STATED TASK :: Output the material exactly, but drop every image it holds.

* Start DATA EXCERPT *

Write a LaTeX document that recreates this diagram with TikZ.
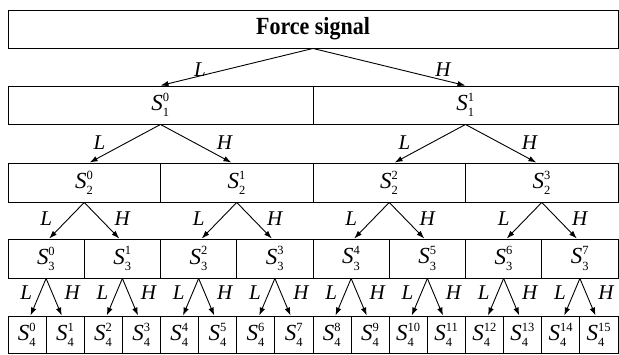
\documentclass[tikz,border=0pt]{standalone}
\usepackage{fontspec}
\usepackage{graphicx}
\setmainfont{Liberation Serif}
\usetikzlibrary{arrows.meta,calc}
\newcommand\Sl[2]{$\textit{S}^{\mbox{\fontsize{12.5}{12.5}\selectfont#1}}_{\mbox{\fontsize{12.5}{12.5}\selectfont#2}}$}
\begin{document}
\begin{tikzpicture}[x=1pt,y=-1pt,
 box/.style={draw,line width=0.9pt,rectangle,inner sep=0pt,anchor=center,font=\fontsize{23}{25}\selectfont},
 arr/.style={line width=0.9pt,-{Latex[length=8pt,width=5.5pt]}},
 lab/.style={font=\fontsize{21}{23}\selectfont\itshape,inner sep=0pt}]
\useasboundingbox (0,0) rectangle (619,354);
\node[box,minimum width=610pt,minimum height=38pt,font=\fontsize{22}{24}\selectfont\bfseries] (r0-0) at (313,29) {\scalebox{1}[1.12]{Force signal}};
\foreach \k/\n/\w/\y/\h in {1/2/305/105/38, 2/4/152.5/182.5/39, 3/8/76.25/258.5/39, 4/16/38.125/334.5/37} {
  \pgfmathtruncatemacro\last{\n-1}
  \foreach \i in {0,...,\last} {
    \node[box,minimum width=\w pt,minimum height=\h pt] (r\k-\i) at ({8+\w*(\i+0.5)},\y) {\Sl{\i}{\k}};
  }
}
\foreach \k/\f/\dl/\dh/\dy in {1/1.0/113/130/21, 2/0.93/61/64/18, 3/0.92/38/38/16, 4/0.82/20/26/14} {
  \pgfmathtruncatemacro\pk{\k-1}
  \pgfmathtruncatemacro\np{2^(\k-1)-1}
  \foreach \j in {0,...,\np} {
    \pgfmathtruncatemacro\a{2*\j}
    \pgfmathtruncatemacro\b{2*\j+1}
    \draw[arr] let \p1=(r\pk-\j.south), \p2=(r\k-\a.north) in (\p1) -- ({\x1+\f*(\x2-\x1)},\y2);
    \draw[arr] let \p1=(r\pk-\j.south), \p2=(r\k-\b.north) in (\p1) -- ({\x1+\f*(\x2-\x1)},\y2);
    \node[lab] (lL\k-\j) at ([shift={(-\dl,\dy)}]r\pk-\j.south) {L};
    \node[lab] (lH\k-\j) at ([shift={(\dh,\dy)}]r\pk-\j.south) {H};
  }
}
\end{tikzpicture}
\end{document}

* End DATA EXCERPT *

THE RESULT ::
Write a LaTeX document that recreates this diagram with TikZ.
\documentclass[tikz,border=0pt]{standalone}
\usepackage{fontspec}
\usepackage{graphicx}
\setmainfont{Liberation Serif}
\usetikzlibrary{arrows.meta,calc}
\newcommand\Sl[2]{$\textit{S}^{\mbox{\fontsize{12.5}{12.5}\selectfont#1}}_{\mbox{\fontsize{12.5}{12.5}\selectfont#2}}$}
\begin{document}
\begin{tikzpicture}[x=1pt,y=-1pt,
 box/.style={draw,line width=0.9pt,rectangle,inner sep=0pt,anchor=center,font=\fontsize{23}{25}\selectfont},
 arr/.style={line width=0.9pt,-{Latex[length=8pt,width=5.5pt]}},
 lab/.style={font=\fontsize{21}{23}\selectfont\itshape,inner sep=0pt}]
\useasboundingbox (0,0) rectangle (619,354);
\node[box,minimum width=610pt,minimum height=38pt,font=\fontsize{22}{24}\selectfont\bfseries] (r0-0) at (313,29) {\scalebox{1}[1.12]{Force signal}};
\foreach \k/\n/\w/\y/\h in {1/2/305/105/38, 2/4/152.5/182.5/39, 3/8/76.25/258.5/39, 4/16/38.125/334.5/37} {
  \pgfmathtruncatemacro\last{\n-1}
  \foreach \i in {0,...,\last} {
    \node[box,minimum width=\w pt,minimum height=\h pt] (r\k-\i) at ({8+\w*(\i+0.5)},\y) {\Sl{\i}{\k}};
  }
}
\foreach \k/\f/\dl/\dh/\dy in {1/1.0/113/130/21, 2/0.93/61/64/18, 3/0.92/38/38/16, 4/0.82/20/26/14} {
  \pgfmathtruncatemacro\pk{\k-1}
  \pgfmathtruncatemacro\np{2^(\k-1)-1}
  \foreach \j in {0,...,\np} {
    \pgfmathtruncatemacro\a{2*\j}
    \pgfmathtruncatemacro\b{2*\j+1}
    \draw[arr] let \p1=(r\pk-\j.south), \p2=(r\k-\a.north) in (\p1) -- ({\x1+\f*(\x2-\x1)},\y2);
    \draw[arr] let \p1=(r\pk-\j.south), \p2=(r\k-\b.north) in (\p1) -- ({\x1+\f*(\x2-\x1)},\y2);
    \node[lab] (lL\k-\j) at ([shift={(-\dl,\dy)}]r\pk-\j.south) {L};
    \node[lab] (lH\k-\j) at ([shift={(\dh,\dy)}]r\pk-\j.south) {H};
  }
}
\end{tikzpicture}
\end{document}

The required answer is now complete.